*Dataset content*.
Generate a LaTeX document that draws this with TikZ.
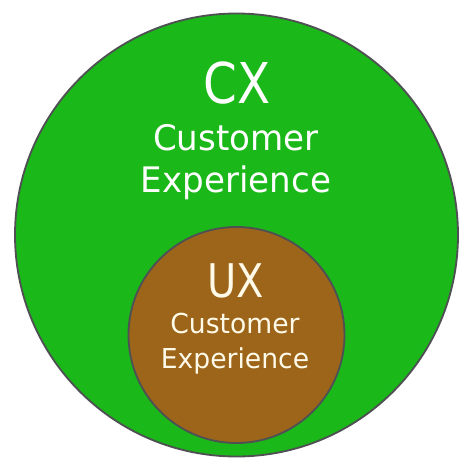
\documentclass[tikz,border=0pt]{standalone}
\usepackage{fontspec}
\setmainfont{DejaVu Sans}[FakeStretch=0.86]
\newfontfamily\widefont{DejaVu Sans}[FakeStretch=0.97]
\definecolor{cxgreen}{RGB}{26,184,24}
\definecolor{uxbrown}{RGB}{156,101,26}
\definecolor{rimgray}{RGB}{78,80,84}
\definecolor{uxtext}{RGB}{255,250,232}
\tikzset{
  ring/.style={circle, draw=rimgray, line width=1.3pt, inner sep=0pt},
  label text/.style={anchor=base, inner sep=0pt}
}

\begin{document}
\begin{tikzpicture}[x=0.025cm, y=-0.025cm]
    \useasboundingbox [fill=white] (0, 0) rectangle (474, 474);
    \node [ring, fill=cxgreen, minimum size=443*0.025cm] (cx) at (236.5, 235) {};
    \node [ring, fill=uxbrown, minimum size=216*0.025cm] (ux) at (236.5, 335) {};
    % outer texts
    \node [label text, text=white, font=\fontsize{40}{40}\selectfont] (cxTitle) at (237, 103) {CX};
    \node [label text, text=white, font=\widefont\fontsize{25}{25}\selectfont] (cxLineA) at (236, 150) {Customer};
    \node [label text, text=white, font=\widefont\fontsize{25}{25}\selectfont] (cxLineB) at (236, 192) {Experience};
    % inner texts
    \node [label text, text=uxtext, font=\fontsize{33}{33}\selectfont] (uxTitle) at (236, 297) {UX};
    \node [label text, text=uxtext, font=\widefont\fontsize{19.5}{20}\selectfont] (uxLineA) at (235, 333) {Customer};
    \node [label text, text=uxtext, font=\widefont\fontsize{19.5}{20}\selectfont] (uxLineB) at (235, 368) {Experience};
\end{tikzpicture}
\end{document}
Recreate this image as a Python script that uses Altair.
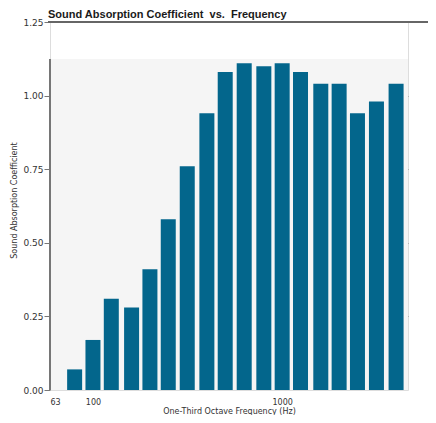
import altair as alt
import pandas as pd

freqs = [80, 100, 125, 160, 200, 250, 315, 400, 500, 630, 800, 1000,
         1250, 1600, 2000, 2500, 3150, 4000]
coef = [0.07, 0.17, 0.31, 0.28, 0.41, 0.58, 0.76, 0.94, 1.08, 1.11, 1.10,
        1.11, 1.08, 1.04, 1.04, 0.94, 0.98, 1.04]
x_tick_labels = [63, 100, 1000]
y_ticks = [0.0, 0.25, 0.5, 0.75, 1.0, 1.25]

df = pd.DataFrame({"freq": freqs, "coef": coef})

W, H = 358, 368
BG_TOP = 1.1235
FONT = "DejaVu Sans"
BAR = "#03668c"
GRID = "#8c8c8c"

xscale = alt.Scale(type="log", domain=[63, 4351], nice=False)
yscale = alt.Scale(domain=[0, 1.25], nice=False, zero=True)

base = alt.Chart(df)

bg = base.mark_rect(color="#f5f5f5").encode(
    x=alt.value(0), x2=alt.value(W),
    y=alt.datum(0, scale=yscale), y2=alt.datum(BG_TOP),
)

bars = base.mark_bar(color=BAR, size=15).encode(
    x=alt.X("freq:Q", scale=xscale,
            axis=alt.Axis(values=x_tick_labels, format="d", domain=False,
                          ticks=False, grid=False, labelFlush=False,
                          labelOverlap=False, labelFont=FONT, labelFontSize=8,
                          labelColor="#333333", labelPadding=8,
                          title="One-Third Octave Frequency (Hz)",
                          titleFont=FONT, titleFontSize=8, titleFontWeight="normal",
                          titleColor="#333333", titlePadding=1)),
    y=alt.Y("coef:Q", scale=yscale,
            axis=alt.Axis(values=y_ticks, format=".2f", domain=False,
                          grid=True, gridColor=GRID, gridWidth=1,
                          gridOpacity={"condition": {"test": "datum.value == 0 || datum.value == 1.25", "value": 0}, "value": 1},
                          tickColor="#777777", tickSize=6, labelPadding=1,
                          labelFont=FONT, labelFontSize=9, labelColor="#333333",
                          title="Sound Absorption Coefficient",
                          titleFont=FONT, titleFontSize=8, titleFontWeight="normal",
                          titleColor="#333333", titleX=-36, titleY=178,
                          titleBaseline="middle", titleAlign="center")),
)

yline = base.mark_rule(color="#777777", strokeWidth=1).encode(
    x=alt.value(0), y=alt.datum(0, scale=yscale), y2=alt.datum(BG_TOP),
)

topline = base.mark_rule(color="#666666", strokeWidth=1).encode(
    x=alt.value(-2), x2=alt.value(W + 30), y=alt.datum(1.25, scale=yscale),
)

chart = alt.layer(bg, bars, yline, topline).properties(
    width=W, height=H,
    title=alt.TitleParams(
        "Sound Absorption Coefficient\u00a0 vs.\u00a0 Frequency",
        anchor="start", frame="group", font="Liberation Sans", fontSize=11,
        fontWeight="bold", color="#1a1a1a", offset=-2, dx=-2),
    autosize=alt.AutoSizeParams(type="none"),
    padding={"left": 42, "top": 14, "right": 20, "bottom": 25},
).configure_view(stroke=None, fill=None).configure(background="white")

chart.save("out.html", embed_options={"renderer": "svg", "actions": False})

*Your objective*.
Every line of the data should be copied as it stands, without the images.

*Solution*.
Generate a LaTeX document that draws this with TikZ.
\documentclass[tikz,border=0pt]{standalone}
\usepackage{fontspec}
\setmainfont{DejaVu Sans}[FakeStretch=0.86]
\newfontfamily\widefont{DejaVu Sans}[FakeStretch=0.97]
\definecolor{cxgreen}{RGB}{26,184,24}
\definecolor{uxbrown}{RGB}{156,101,26}
\definecolor{rimgray}{RGB}{78,80,84}
\definecolor{uxtext}{RGB}{255,250,232}
\tikzset{
  ring/.style={circle, draw=rimgray, line width=1.3pt, inner sep=0pt},
  label text/.style={anchor=base, inner sep=0pt}
}

\begin{document}
\begin{tikzpicture}[x=0.025cm, y=-0.025cm]
    \useasboundingbox [fill=white] (0, 0) rectangle (474, 474);
    \node [ring, fill=cxgreen, minimum size=443*0.025cm] (cx) at (236.5, 235) {};
    \node [ring, fill=uxbrown, minimum size=216*0.025cm] (ux) at (236.5, 335) {};
    % outer texts
    \node [label text, text=white, font=\fontsize{40}{40}\selectfont] (cxTitle) at (237, 103) {CX};
    \node [label text, text=white, font=\widefont\fontsize{25}{25}\selectfont] (cxLineA) at (236, 150) {Customer};
    \node [label text, text=white, font=\widefont\fontsize{25}{25}\selectfont] (cxLineB) at (236, 192) {Experience};
    % inner texts
    \node [label text, text=uxtext, font=\fontsize{33}{33}\selectfont] (uxTitle) at (236, 297) {UX};
    \node [label text, text=uxtext, font=\widefont\fontsize{19.5}{20}\selectfont] (uxLineA) at (235, 333) {Customer};
    \node [label text, text=uxtext, font=\widefont\fontsize{19.5}{20}\selectfont] (uxLineB) at (235, 368) {Experience};
\end{tikzpicture}
\end{document}
Recreate this image as a Python script that uses Altair.
import altair as alt
import pandas as pd

freqs = [80, 100, 125, 160, 200, 250, 315, 400, 500, 630, 800, 1000,
         1250, 1600, 2000, 2500, 3150, 4000]
coef = [0.07, 0.17, 0.31, 0.28, 0.41, 0.58, 0.76, 0.94, 1.08, 1.11, 1.10,
        1.11, 1.08, 1.04, 1.04, 0.94, 0.98, 1.04]
x_tick_labels = [63, 100, 1000]
y_ticks = [0.0, 0.25, 0.5, 0.75, 1.0, 1.25]

df = pd.DataFrame({"freq": freqs, "coef": coef})

W, H = 358, 368
BG_TOP = 1.1235
FONT = "DejaVu Sans"
BAR = "#03668c"
GRID = "#8c8c8c"

xscale = alt.Scale(type="log", domain=[63, 4351], nice=False)
yscale = alt.Scale(domain=[0, 1.25], nice=False, zero=True)

base = alt.Chart(df)

bg = base.mark_rect(color="#f5f5f5").encode(
    x=alt.value(0), x2=alt.value(W),
    y=alt.datum(0, scale=yscale), y2=alt.datum(BG_TOP),
)

bars = base.mark_bar(color=BAR, size=15).encode(
    x=alt.X("freq:Q", scale=xscale,
            axis=alt.Axis(values=x_tick_labels, format="d", domain=False,
                          ticks=False, grid=False, labelFlush=False,
                          labelOverlap=False, labelFont=FONT, labelFontSize=8,
                          labelColor="#333333", labelPadding=8,
                          title="One-Third Octave Frequency (Hz)",
                          titleFont=FONT, titleFontSize=8, titleFontWeight="normal",
                          titleColor="#333333", titlePadding=1)),
    y=alt.Y("coef:Q", scale=yscale,
            axis=alt.Axis(values=y_ticks, format=".2f", domain=False,
                          grid=True, gridColor=GRID, gridWidth=1,
                          gridOpacity={"condition": {"test": "datum.value == 0 || datum.value == 1.25", "value": 0}, "value": 1},
                          tickColor="#777777", tickSize=6, labelPadding=1,
                          labelFont=FONT, labelFontSize=9, labelColor="#333333",
                          title="Sound Absorption Coefficient",
                          titleFont=FONT, titleFontSize=8, titleFontWeight="normal",
                          titleColor="#333333", titleX=-36, titleY=178,
                          titleBaseline="middle", titleAlign="center")),
)

yline = base.mark_rule(color="#777777", strokeWidth=1).encode(
    x=alt.value(0), y=alt.datum(0, scale=yscale), y2=alt.datum(BG_TOP),
)

topline = base.mark_rule(color="#666666", strokeWidth=1).encode(
    x=alt.value(-2), x2=alt.value(W + 30), y=alt.datum(1.25, scale=yscale),
)

chart = alt.layer(bg, bars, yline, topline).properties(
    width=W, height=H,
    title=alt.TitleParams(
        "Sound Absorption Coefficient\u00a0 vs.\u00a0 Frequency",
        anchor="start", frame="group", font="Liberation Sans", fontSize=11,
        fontWeight="bold", color="#1a1a1a", offset=-2, dx=-2),
    autosize=alt.AutoSizeParams(type="none"),
    padding={"left": 42, "top": 14, "right": 20, "bottom": 25},
).configure_view(stroke=None, fill=None).configure(background="white")

chart.save("out.html", embed_options={"renderer": "svg", "actions": False})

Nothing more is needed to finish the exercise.